→ **Problem requirements**:
Shown below is a listing with pictures; reproduce exactly, and only, the lines between the ones containing "Clone this chart in Plotly.js." and "const serif = 'Liberation", inclusive, leaving the pictures out.

→ **Input rows**:

- - -

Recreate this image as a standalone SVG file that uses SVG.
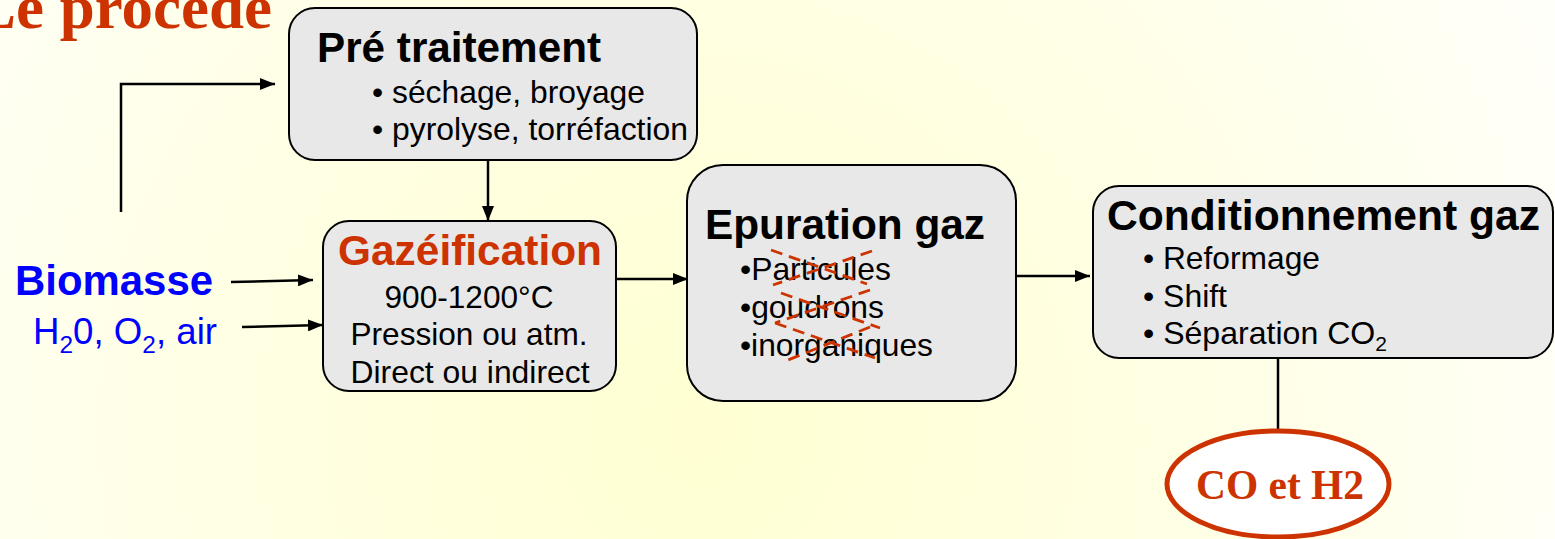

- - -

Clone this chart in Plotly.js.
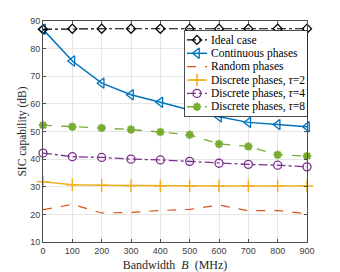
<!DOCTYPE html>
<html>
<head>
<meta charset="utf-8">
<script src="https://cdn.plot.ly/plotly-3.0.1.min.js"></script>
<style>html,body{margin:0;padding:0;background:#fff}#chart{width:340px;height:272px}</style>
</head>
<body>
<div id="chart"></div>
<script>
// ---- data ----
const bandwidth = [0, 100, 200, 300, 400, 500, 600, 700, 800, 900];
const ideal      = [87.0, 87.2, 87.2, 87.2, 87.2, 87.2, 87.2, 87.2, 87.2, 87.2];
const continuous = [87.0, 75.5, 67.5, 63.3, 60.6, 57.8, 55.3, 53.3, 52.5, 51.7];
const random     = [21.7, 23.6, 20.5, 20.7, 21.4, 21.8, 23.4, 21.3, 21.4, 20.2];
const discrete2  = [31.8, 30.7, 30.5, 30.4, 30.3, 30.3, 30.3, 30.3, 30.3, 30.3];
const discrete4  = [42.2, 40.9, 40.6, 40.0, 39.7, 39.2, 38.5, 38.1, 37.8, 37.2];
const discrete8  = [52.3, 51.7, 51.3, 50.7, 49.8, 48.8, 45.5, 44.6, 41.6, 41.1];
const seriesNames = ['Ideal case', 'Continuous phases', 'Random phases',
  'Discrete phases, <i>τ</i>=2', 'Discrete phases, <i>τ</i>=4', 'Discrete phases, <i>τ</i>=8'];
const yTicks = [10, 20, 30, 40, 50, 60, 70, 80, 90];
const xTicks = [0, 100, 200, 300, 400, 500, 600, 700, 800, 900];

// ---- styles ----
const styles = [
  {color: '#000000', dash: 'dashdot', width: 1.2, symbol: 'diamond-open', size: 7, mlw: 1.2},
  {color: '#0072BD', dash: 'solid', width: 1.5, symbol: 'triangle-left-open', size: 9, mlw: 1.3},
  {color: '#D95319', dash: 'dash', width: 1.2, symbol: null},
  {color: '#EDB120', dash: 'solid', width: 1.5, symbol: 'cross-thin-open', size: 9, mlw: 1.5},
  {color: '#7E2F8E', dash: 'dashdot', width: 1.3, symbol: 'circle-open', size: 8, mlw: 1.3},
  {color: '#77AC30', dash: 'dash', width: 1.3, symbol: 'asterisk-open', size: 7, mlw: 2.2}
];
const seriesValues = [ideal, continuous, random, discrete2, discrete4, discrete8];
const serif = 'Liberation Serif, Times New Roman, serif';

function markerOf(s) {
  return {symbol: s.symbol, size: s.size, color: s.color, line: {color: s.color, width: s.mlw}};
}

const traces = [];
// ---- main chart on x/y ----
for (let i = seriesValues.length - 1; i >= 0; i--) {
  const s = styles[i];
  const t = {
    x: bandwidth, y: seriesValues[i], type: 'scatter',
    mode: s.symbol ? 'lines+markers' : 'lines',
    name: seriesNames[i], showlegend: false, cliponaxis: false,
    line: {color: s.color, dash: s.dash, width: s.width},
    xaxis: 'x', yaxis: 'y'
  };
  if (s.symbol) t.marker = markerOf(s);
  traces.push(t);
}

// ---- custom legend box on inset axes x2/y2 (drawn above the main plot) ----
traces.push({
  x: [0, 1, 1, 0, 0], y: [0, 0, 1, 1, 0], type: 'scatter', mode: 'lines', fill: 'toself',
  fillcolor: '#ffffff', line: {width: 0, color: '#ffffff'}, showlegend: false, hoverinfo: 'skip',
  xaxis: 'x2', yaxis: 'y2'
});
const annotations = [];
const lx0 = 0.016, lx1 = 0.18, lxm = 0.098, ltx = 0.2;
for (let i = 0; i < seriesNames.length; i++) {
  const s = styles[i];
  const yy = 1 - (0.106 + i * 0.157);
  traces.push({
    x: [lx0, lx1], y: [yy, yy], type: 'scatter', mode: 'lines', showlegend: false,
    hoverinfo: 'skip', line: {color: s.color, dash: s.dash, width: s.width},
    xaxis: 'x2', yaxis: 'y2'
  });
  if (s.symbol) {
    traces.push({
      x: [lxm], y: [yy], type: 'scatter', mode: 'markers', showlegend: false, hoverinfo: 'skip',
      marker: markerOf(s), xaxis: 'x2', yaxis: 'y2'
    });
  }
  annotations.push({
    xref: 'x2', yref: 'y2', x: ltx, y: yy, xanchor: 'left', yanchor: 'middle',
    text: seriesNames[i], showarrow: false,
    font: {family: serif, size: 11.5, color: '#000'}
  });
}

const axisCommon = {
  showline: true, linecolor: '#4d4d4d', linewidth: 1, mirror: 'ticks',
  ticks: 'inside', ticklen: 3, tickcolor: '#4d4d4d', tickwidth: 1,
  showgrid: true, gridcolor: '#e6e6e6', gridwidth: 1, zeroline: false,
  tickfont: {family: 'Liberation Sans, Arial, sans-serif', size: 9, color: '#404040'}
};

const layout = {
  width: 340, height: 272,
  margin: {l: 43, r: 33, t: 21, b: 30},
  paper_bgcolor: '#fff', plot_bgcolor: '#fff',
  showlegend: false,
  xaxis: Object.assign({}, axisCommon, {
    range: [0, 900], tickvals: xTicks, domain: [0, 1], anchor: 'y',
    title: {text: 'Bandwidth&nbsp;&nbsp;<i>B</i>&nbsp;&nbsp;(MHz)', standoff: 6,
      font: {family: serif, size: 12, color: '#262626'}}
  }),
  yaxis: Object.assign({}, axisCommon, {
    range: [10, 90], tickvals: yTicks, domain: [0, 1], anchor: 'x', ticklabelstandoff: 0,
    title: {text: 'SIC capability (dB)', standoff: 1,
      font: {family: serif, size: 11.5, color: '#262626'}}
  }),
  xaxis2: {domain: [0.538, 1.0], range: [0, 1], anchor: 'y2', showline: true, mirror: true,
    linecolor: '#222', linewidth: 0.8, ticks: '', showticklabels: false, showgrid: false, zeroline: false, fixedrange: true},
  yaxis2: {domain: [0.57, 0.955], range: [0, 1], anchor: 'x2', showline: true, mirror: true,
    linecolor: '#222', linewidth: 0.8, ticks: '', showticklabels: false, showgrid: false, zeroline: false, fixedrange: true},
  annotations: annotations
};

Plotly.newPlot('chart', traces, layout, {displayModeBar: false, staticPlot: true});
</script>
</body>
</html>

- - -

→ **Response**:
Clone this chart in Plotly.js.
<!DOCTYPE html>
<html>
<head>
<meta charset="utf-8">
<script src="https://cdn.plot.ly/plotly-3.0.1.min.js"></script>
<style>html,body{margin:0;padding:0;background:#fff}#chart{width:340px;height:272px}</style>
</head>
<body>
<div id="chart"></div>
<script>
// ---- data ----
const bandwidth = [0, 100, 200, 300, 400, 500, 600, 700, 800, 900];
const ideal      = [87.0, 87.2, 87.2, 87.2, 87.2, 87.2, 87.2, 87.2, 87.2, 87.2];
const continuous = [87.0, 75.5, 67.5, 63.3, 60.6, 57.8, 55.3, 53.3, 52.5, 51.7];
const random     = [21.7, 23.6, 20.5, 20.7, 21.4, 21.8, 23.4, 21.3, 21.4, 20.2];
const discrete2  = [31.8, 30.7, 30.5, 30.4, 30.3, 30.3, 30.3, 30.3, 30.3, 30.3];
const discrete4  = [42.2, 40.9, 40.6, 40.0, 39.7, 39.2, 38.5, 38.1, 37.8, 37.2];
const discrete8  = [52.3, 51.7, 51.3, 50.7, 49.8, 48.8, 45.5, 44.6, 41.6, 41.1];
const seriesNames = ['Ideal case', 'Continuous phases', 'Random phases',
  'Discrete phases, <i>τ</i>=2', 'Discrete phases, <i>τ</i>=4', 'Discrete phases, <i>τ</i>=8'];
const yTicks = [10, 20, 30, 40, 50, 60, 70, 80, 90];
const xTicks = [0, 100, 200, 300, 400, 500, 600, 700, 800, 900];

// ---- styles ----
const styles = [
  {color: '#000000', dash: 'dashdot', width: 1.2, symbol: 'diamond-open', size: 7, mlw: 1.2},
  {color: '#0072BD', dash: 'solid', width: 1.5, symbol: 'triangle-left-open', size: 9, mlw: 1.3},
  {color: '#D95319', dash: 'dash', width: 1.2, symbol: null},
  {color: '#EDB120', dash: 'solid', width: 1.5, symbol: 'cross-thin-open', size: 9, mlw: 1.5},
  {color: '#7E2F8E', dash: 'dashdot', width: 1.3, symbol: 'circle-open', size: 8, mlw: 1.3},
  {color: '#77AC30', dash: 'dash', width: 1.3, symbol: 'asterisk-open', size: 7, mlw: 2.2}
];
const seriesValues = [ideal, continuous, random, discrete2, discrete4, discrete8];
const serif = 'Liberation Serif, Times New Roman, serif';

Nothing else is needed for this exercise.